Task:
Set down each line of the material that follows, exactly, with no pictures.

Data:
* * * * * * *
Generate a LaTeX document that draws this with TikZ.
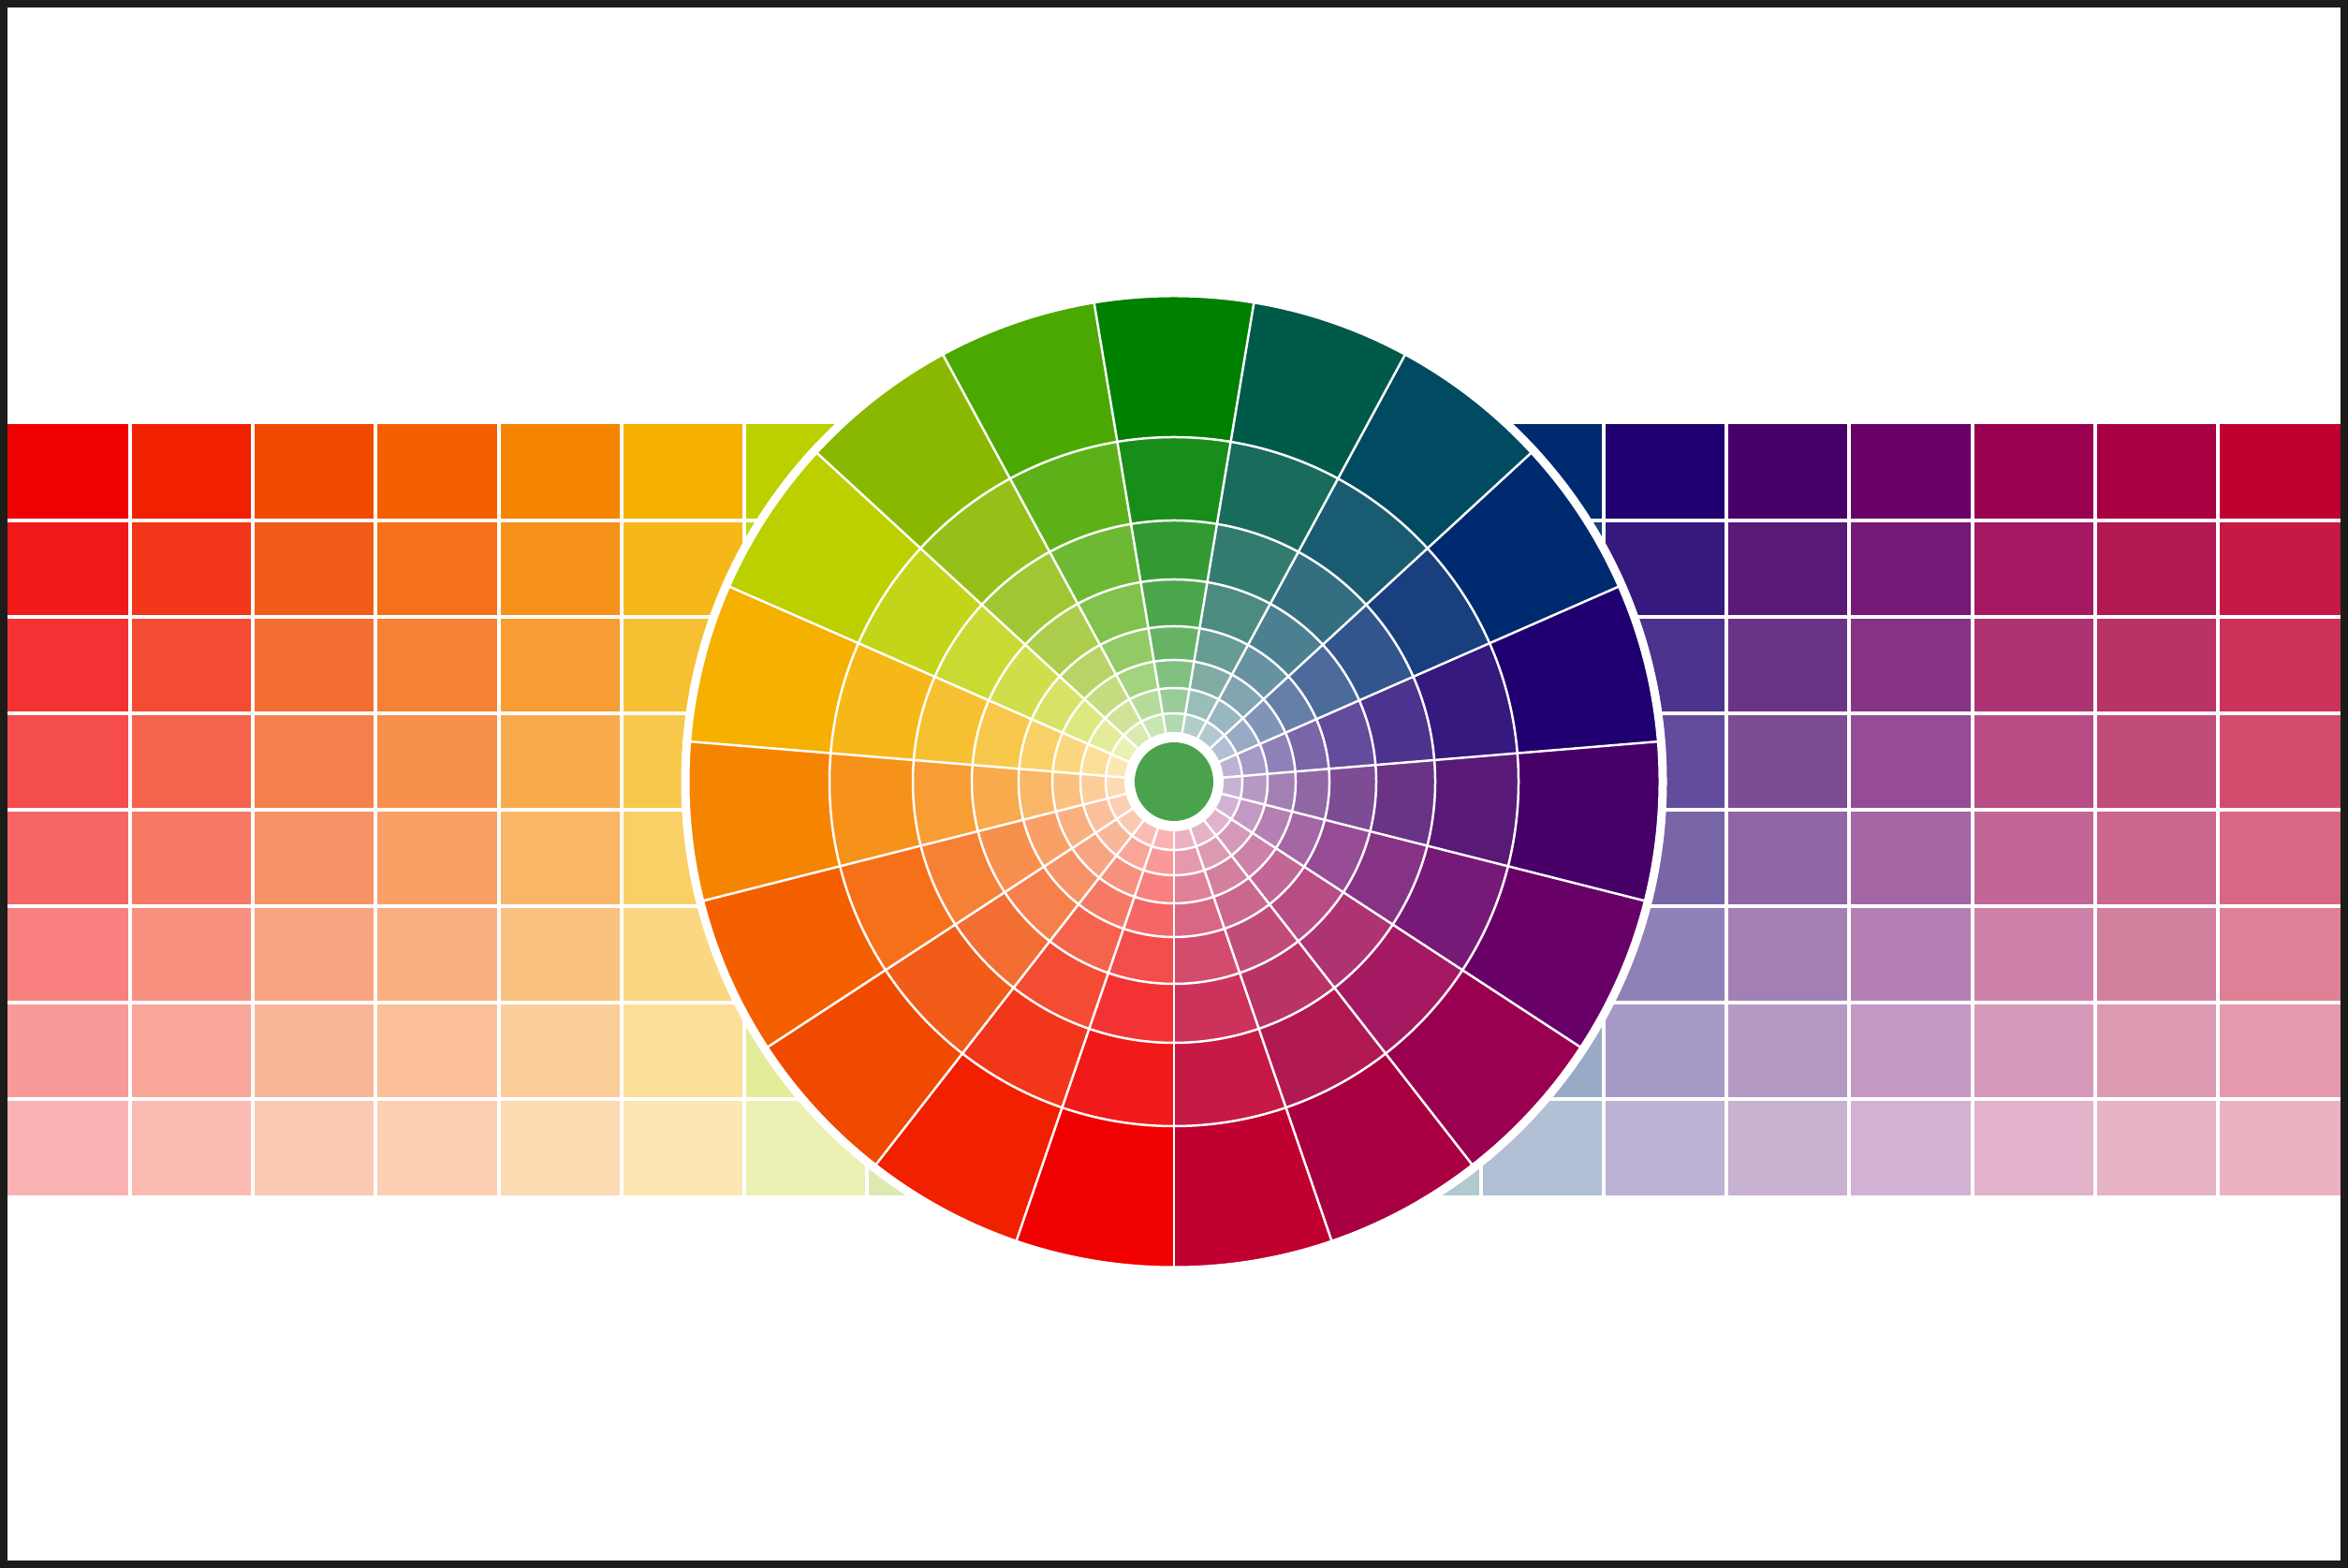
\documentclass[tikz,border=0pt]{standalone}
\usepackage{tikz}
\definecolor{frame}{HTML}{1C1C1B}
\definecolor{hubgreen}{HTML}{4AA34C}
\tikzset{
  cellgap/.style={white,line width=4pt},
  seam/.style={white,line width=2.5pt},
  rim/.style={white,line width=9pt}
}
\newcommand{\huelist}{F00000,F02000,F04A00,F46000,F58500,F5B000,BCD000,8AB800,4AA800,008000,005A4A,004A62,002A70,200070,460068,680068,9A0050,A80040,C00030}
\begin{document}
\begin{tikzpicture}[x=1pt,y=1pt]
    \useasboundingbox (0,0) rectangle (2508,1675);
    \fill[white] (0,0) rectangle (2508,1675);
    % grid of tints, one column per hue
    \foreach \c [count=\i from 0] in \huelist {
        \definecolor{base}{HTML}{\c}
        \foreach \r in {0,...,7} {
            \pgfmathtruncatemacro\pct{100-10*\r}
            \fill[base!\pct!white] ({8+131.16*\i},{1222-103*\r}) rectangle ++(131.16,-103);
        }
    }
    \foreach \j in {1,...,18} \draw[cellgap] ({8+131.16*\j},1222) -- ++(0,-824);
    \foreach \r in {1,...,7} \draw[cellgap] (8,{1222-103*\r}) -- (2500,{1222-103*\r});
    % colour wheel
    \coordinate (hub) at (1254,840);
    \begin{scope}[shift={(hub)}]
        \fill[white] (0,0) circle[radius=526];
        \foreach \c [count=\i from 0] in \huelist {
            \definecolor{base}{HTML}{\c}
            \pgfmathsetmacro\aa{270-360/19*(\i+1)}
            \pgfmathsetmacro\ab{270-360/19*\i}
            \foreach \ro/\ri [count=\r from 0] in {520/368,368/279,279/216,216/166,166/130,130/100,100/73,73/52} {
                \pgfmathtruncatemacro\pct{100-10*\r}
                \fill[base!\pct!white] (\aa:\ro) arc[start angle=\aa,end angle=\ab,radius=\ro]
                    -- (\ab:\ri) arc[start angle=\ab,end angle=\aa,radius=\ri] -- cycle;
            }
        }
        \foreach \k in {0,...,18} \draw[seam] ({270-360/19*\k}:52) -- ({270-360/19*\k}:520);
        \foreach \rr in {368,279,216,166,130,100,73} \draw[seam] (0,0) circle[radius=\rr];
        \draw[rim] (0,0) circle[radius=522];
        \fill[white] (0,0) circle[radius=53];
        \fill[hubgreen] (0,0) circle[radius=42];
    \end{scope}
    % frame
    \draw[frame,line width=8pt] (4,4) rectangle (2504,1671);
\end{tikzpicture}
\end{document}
* * * * * * *
Answer to this task:
Generate a LaTeX document that draws this with TikZ.
\documentclass[tikz,border=0pt]{standalone}
\usepackage{tikz}
\definecolor{frame}{HTML}{1C1C1B}
\definecolor{hubgreen}{HTML}{4AA34C}
\tikzset{
  cellgap/.style={white,line width=4pt},
  seam/.style={white,line width=2.5pt},
  rim/.style={white,line width=9pt}
}
\newcommand{\huelist}{F00000,F02000,F04A00,F46000,F58500,F5B000,BCD000,8AB800,4AA800,008000,005A4A,004A62,002A70,200070,460068,680068,9A0050,A80040,C00030}
\begin{document}
\begin{tikzpicture}[x=1pt,y=1pt]
    \useasboundingbox (0,0) rectangle (2508,1675);
    \fill[white] (0,0) rectangle (2508,1675);
    % grid of tints, one column per hue
    \foreach \c [count=\i from 0] in \huelist {
        \definecolor{base}{HTML}{\c}
        \foreach \r in {0,...,7} {
            \pgfmathtruncatemacro\pct{100-10*\r}
            \fill[base!\pct!white] ({8+131.16*\i},{1222-103*\r}) rectangle ++(131.16,-103);
        }
    }
    \foreach \j in {1,...,18} \draw[cellgap] ({8+131.16*\j},1222) -- ++(0,-824);
    \foreach \r in {1,...,7} \draw[cellgap] (8,{1222-103*\r}) -- (2500,{1222-103*\r});
    % colour wheel
    \coordinate (hub) at (1254,840);
    \begin{scope}[shift={(hub)}]
        \fill[white] (0,0) circle[radius=526];
        \foreach \c [count=\i from 0] in \huelist {
            \definecolor{base}{HTML}{\c}
            \pgfmathsetmacro\aa{270-360/19*(\i+1)}
            \pgfmathsetmacro\ab{270-360/19*\i}
            \foreach \ro/\ri [count=\r from 0] in {520/368,368/279,279/216,216/166,166/130,130/100,100/73,73/52} {
                \pgfmathtruncatemacro\pct{100-10*\r}
                \fill[base!\pct!white] (\aa:\ro) arc[start angle=\aa,end angle=\ab,radius=\ro]
                    -- (\ab:\ri) arc[start angle=\ab,end angle=\aa,radius=\ri] -- cycle;
            }
        }
        \foreach \k in {0,...,18} \draw[seam] ({270-360/19*\k}:52) -- ({270-360/19*\k}:520);
        \foreach \rr in {368,279,216,166,130,100,73} \draw[seam] (0,0) circle[radius=\rr];
        \draw[rim] (0,0) circle[radius=522];
        \fill[white] (0,0) circle[radius=53];
        \fill[hubgreen] (0,0) circle[radius=42];
    \end{scope}
    % frame
    \draw[frame,line width=8pt] (4,4) rectangle (2504,1671);
\end{tikzpicture}
\end{document}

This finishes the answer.